To: bentway who wrote (15347)12/7/2003 2:44:05 AM
From: Elroy JetsonRead Replies (1) | Respond to of 306849
 
If the demand for CMO notes issued by Fannie Mae and friends becomes less than the supply the result is quite simple - interest rates on home loans rise. At some higher interest rate they will attract buyers. If the rate were 12% I myself might bring my money back home from Australia and buy some CMOs.

When interest rates rise, home prices will fall. There are too many people who have purchased new homes with no money down using adjustable rate loans.

This is what happened earlier this year. The Fed controls short-term interest rates by creating money out of nothing. But long-term rates are controlled by the marketplace. Earlier this year the market suddenly decided inflation was a greater risk than deflation primarily because the Fed is keeping short-term interest rates too low. As a result the interest rates on 30 year bonds increased 37% adding 1.5% to the rate.
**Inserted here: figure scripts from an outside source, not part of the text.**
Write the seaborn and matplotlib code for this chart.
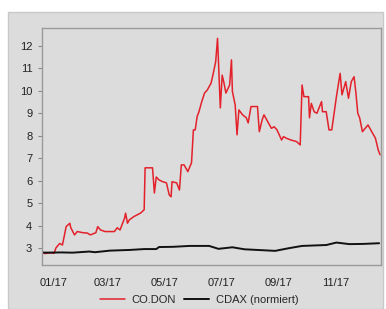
import numpy as np
import pandas as pd
import matplotlib
matplotlib.use("Agg")
import matplotlib.pyplot as plt
import matplotlib.dates as mdates
from matplotlib.patches import Rectangle
import seaborn as sns

# CO.DON share price (EUR)
codon_dates = [
    "2016-12-20", "2016-12-23", "2016-12-29", "2017-01-02", "2017-01-04", "2017-01-08",
    "2017-01-11", "2017-01-15", "2017-01-19", "2017-01-20", "2017-01-24", "2017-01-27",
    "2017-02-02", "2017-02-07", "2017-02-10", "2017-02-16", "2017-02-18", "2017-02-21",
    "2017-02-26", "2017-03-08", "2017-03-11", "2017-03-14", "2017-03-19", "2017-03-20",
    "2017-03-22", "2017-03-24", "2017-03-29", "2017-04-05", "2017-04-09", "2017-04-10",
    "2017-04-18", "2017-04-20", "2017-04-22", "2017-04-25", "2017-04-29", "2017-05-03",
    "2017-05-06", "2017-05-08", "2017-05-09", "2017-05-14", "2017-05-17", "2017-05-19",
    "2017-05-22", "2017-05-26", "2017-05-30", "2017-06-01", "2017-06-03", "2017-06-05",
    "2017-06-07", "2017-06-10", "2017-06-13", "2017-06-16", "2017-06-20", "2017-06-22",
    "2017-06-25", "2017-06-27", "2017-06-30", "2017-07-02", "2017-07-04", "2017-07-06",
    "2017-07-10", "2017-07-12", "2017-07-13", "2017-07-16", "2017-07-18", "2017-07-20",
    "2017-07-24", "2017-07-28", "2017-07-30", "2017-08-02", "2017-08-09", "2017-08-11",
    "2017-08-14", "2017-08-16", "2017-08-20", "2017-08-24", "2017-08-27", "2017-08-30",
    "2017-09-04", "2017-09-06", "2017-09-09", "2017-09-14", "2017-09-20", "2017-09-24",
    "2017-09-26", "2017-09-28", "2017-10-03", "2017-10-04", "2017-10-06", "2017-10-09",
    "2017-10-12", "2017-10-17", "2017-10-18", "2017-10-22", "2017-10-25", "2017-10-28",
    "2017-11-02", "2017-11-06", "2017-11-08", "2017-11-12", "2017-11-15", "2017-11-18",
    "2017-11-21", "2017-11-23", "2017-11-25", "2017-11-27", "2017-11-30", "2017-12-03",
    "2017-12-06", "2017-12-10", "2017-12-14", "2017-12-17", "2017-12-19",
]
codon_values = [
    2.84, 2.75, 2.78, 2.76, 3.00, 3.20,
    3.13, 3.95, 4.10, 3.90, 3.58, 3.73,
    3.68, 3.66, 3.58, 3.68, 3.95, 3.80,
    3.73, 3.73, 3.90, 3.80, 4.34, 4.55,
    4.10, 4.25, 4.40, 4.55, 4.70, 6.57,
    6.57, 5.45, 6.16, 6.03, 5.95, 5.90,
    5.36, 5.28, 5.95, 5.90, 5.58, 6.70,
    6.70, 6.40, 6.80, 8.26, 8.26, 8.85,
    9.07, 9.52, 9.90, 10.04, 10.34, 10.70,
    11.30, 12.34, 9.24, 10.70, 10.34, 9.90,
    10.26, 11.38, 9.97, 9.37, 8.04, 9.15,
    8.93, 8.80, 8.57, 9.30, 9.30, 8.18,
    8.70, 8.93, 8.63, 8.33, 8.40, 8.26,
    7.81, 7.96, 7.89, 7.81, 7.74, 7.59,
    10.26, 9.74, 9.74, 8.80, 9.44, 9.07,
    9.00, 9.52, 9.07, 9.07, 8.26, 8.26,
    9.74, 10.78, 9.82, 10.41, 9.67, 10.41,
    10.63, 9.90, 9.00, 8.80, 8.18, 8.33,
    8.48, 8.18, 7.89, 7.37, 7.15,
]

# CDAX, normalised to the CO.DON start value
cdax_dates = [
    "2016-12-20", "2017-01-10", "2017-01-22", "2017-02-09", "2017-02-15", "2017-03-03",
    "2017-03-24", "2017-04-09", "2017-04-22", "2017-04-25", "2017-05-10", "2017-05-28",
    "2017-06-18", "2017-06-28", "2017-07-13", "2017-07-26", "2017-08-09", "2017-08-28",
    "2017-09-12", "2017-09-26", "2017-10-22", "2017-11-02", "2017-11-16", "2017-12-01",
    "2017-12-18",
]
cdax_values = [
    2.79, 2.80, 2.79, 2.84, 2.81, 2.88,
    2.91, 2.95, 2.95, 3.04, 3.05, 3.09,
    3.09, 2.96, 3.03, 2.94, 2.91, 2.87,
    2.99, 3.09, 3.13, 3.24, 3.17, 3.18,
    3.21,
]

df = pd.concat([
    pd.DataFrame({"date": pd.to_datetime(codon_dates), "value": codon_values, "series": "CO.DON"}),
    pd.DataFrame({"date": pd.to_datetime(cdax_dates), "value": cdax_values, "series": "CDAX (normiert)"}),
])

bg = "#dcdcdc"
sns.set_style("ticks")
plt.rcParams["font.family"] = ["Liberation Sans", "DejaVu Sans"]

fig = plt.figure(figsize=(3.86, 3.09), dpi=100, facecolor="white")
fig.patches.append(Rectangle((8 / 386, 0), 375 / 386, 297 / 309, transform=fig.transFigure,
                             facecolor=bg, edgecolor="#c8c8c8", linewidth=1.0, zorder=-10))
ax = fig.add_axes([42 / 386, 1 - 265 / 309, 339 / 386, 237 / 309])
ax.set_zorder(1)
ax.set_facecolor(bg)

sns.lineplot(data=df, x="date", y="value", hue="series", ax=ax,
             palette={"CO.DON": "#e3212b", "CDAX (normiert)": "#111111"},
             linewidth=1.1, legend=False)
for line in ax.lines:
    if line.get_color() == "#111111":
        line.set_linewidth(1.4)

ax.set_xlim(pd.Timestamp("2016-12-20"), pd.Timestamp("2017-12-20"))
ax.set_ylim(2.24, 12.8)
ax.set_yticks(range(3, 13))
ax.xaxis.set_major_locator(mdates.MonthLocator(bymonth=[1, 3, 5, 7, 9, 11]))
ax.xaxis.set_major_formatter(mdates.DateFormatter("%m/%y"))
ax.set_xlabel("")
ax.set_ylabel("")
ax.tick_params(axis="x", length=0, pad=9, labelsize=8, colors="#222222")
ax.tick_params(axis="y", length=3, width=0.8, color="#888888", pad=4, labelsize=8, labelcolor="#222222")
for s in ax.spines.values():
    s.set_visible(True)
    s.set_color("#9a9a9a")
    s.set_linewidth(1.0)

handles = [plt.Line2D([], [], color="#e3212b", lw=1.1),
           plt.Line2D([], [], color="#111111", lw=1.4)]
fig.legend(handles, ["CO.DON", "CDAX (normiert)"], loc="center", ncol=2,
           bbox_to_anchor=(0.516, 0.028), frameon=False, fontsize=8,
           handlelength=2.2, handletextpad=0.6, columnspacing=0.8)

fig.savefig("out.png", dpi=100, facecolor="white")
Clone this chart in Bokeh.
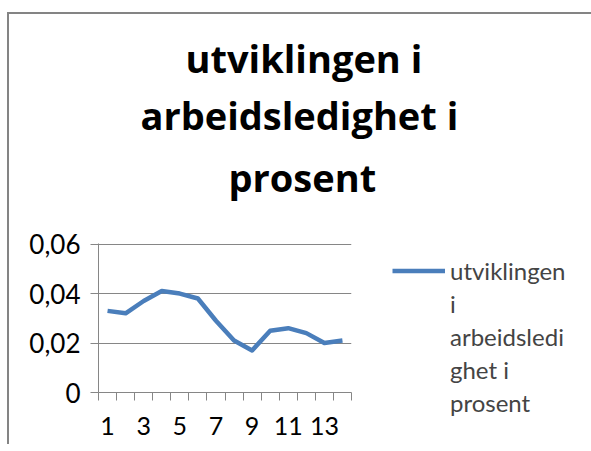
from bokeh.plotting import figure
from bokeh.models import Range1d, FixedTicker, CustomJSTickFormatter, Legend, LegendItem, Title
from bokeh.embed import file_html
from bokeh.resources import INLINE

# ---- data ----
periods = list(range(1, 15))
rates = [0.033, 0.032, 0.037, 0.041, 0.040, 0.038, 0.029,
         0.021, 0.017, 0.025, 0.026, 0.024, 0.020, 0.021]
x_tick_labels = [1, 3, 5, 7, 9, 11, 13]
y_ticks = [0, 0.02, 0.04, 0.06]
series_name_lines = ["utviklingen", "i", "arbeidsledi", "ghet i", "prosent"]
title_lines = ["utviklingen i", "arbeidsledighet i", "prosent"]

FONT = "Lato"
TITLE_FONT = "Open Sans"
GRAY = "#868686"
BLUE = "#4A7EBB"

p = figure(frame_width=253, frame_height=149,
           x_range=Range1d(periods[0] - 0.5, periods[-1] + 0.5),
           y_range=Range1d(y_ticks[0], y_ticks[-1] * 1.004),
           output_backend="svg", toolbar_location=None,
           min_border_left=89, min_border_right=233,
           min_border_top=229, min_border_bottom=52,
           margin=(12, 0, 0, 7))
p.styles = {"border-top": "2px solid #848484", "border-left": "2px solid #848484"}
p.outline_line_color = None
p.background_fill_color = "white"
p.border_fill_color = "white"

r = p.line(periods, rates, line_color=BLUE, line_width=4.5, line_join="round")
# continuation lines of the wrapped legend label carry no glyph
blank = p.line([], [], line_alpha=0)

# x axis: tick marks at category boundaries, labels at odd categories
boundaries = [v - 0.5 for v in periods] + [periods[-1] + 0.5]
p.xaxis.ticker = FixedTicker(ticks=x_tick_labels, minor_ticks=boundaries)
p.xaxis.major_tick_line_color = None
p.xaxis.major_tick_out = 8
p.xaxis.major_tick_in = 0
p.xaxis.minor_tick_line_color = GRAY
p.xaxis.minor_tick_out = 8
p.xaxis.minor_tick_in = 0
p.xaxis.axis_line_color = GRAY
p.xaxis.major_label_standoff = 16
p.xaxis.major_label_text_font = FONT
p.xaxis.major_label_text_font_size = "25px"
p.xaxis.major_label_text_color = "black"

p.yaxis.ticker = FixedTicker(ticks=y_ticks)
p.yaxis.formatter = CustomJSTickFormatter(
    code="return tick == 0 ? '0' : tick.toFixed(2).replace('.', ',');")
p.yaxis.minor_tick_line_color = None
p.yaxis.major_tick_line_color = GRAY
p.yaxis.major_tick_out = 8
p.yaxis.major_tick_in = 0
p.yaxis.axis_line_color = GRAY
p.yaxis.major_label_standoff = 10
p.yaxis.major_label_text_font = FONT
p.yaxis.major_label_text_font_size = "26px"
p.yaxis.major_label_text_color = "black"

p.xgrid.grid_line_color = None
p.ygrid.grid_line_color = GRAY
p.ygrid.ticker = FixedTicker(ticks=y_ticks)

# title: three centred lines over the whole chart area
# a tiny spacer panel first, then lines 3, 2, 1 (later titles stack above)
p.title = None
p.add_layout(Title(text=" ", standoff=32, text_font_size="1px"), "above")
title_offsets = [130, 42, 87]      # for lines 3, 2, 1
title_standoffs = [12, 3, 3]
for text, off, so in zip(title_lines[::-1], title_offsets, title_standoffs):
    p.add_layout(Title(text=text, align="left", offset=off, standoff=so,
                       text_font=TITLE_FONT, text_font_style="bold",
                       text_font_size="38px", text_color="black"), "above")

items = [LegendItem(label=series_name_lines[0], renderers=[r])] + \
        [LegendItem(label=t, renderers=[blank]) for t in series_name_lines[1:]]
legend = Legend(items=items,
                location=(41, -27), padding=0, margin=0, spacing=0,
                glyph_width=53, glyph_height=33, label_height=33, label_standoff=5,
                label_text_font=FONT, label_text_font_size="24px",
                border_line_color=None, background_fill_alpha=0)
p.add_layout(legend, "right")

open("out.html", "w").write(file_html(p, INLINE))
The only way the Fed can control long term rates is by buying bonds with Fed created money, or by themselves issuing home loans with Fed created money.

Japan does this with the Home Lending Corporation. The government agency HLC makes fixed rate home loans as low as 2% with "newly printed money" while the lowest fixed rate mortgage available at a Japanese bank is 3.5%. Japan's schemes to avoid the inevitable pain have successfully maintained their economy in a depression for more than a decade. How very clever.

If our Fed were to actually buy long-term bonds or directly make long-term fixed loans I'm sure the dollar would collapse relative to other currencies as well as hard assets such as pencils, gold, oil, food, etc.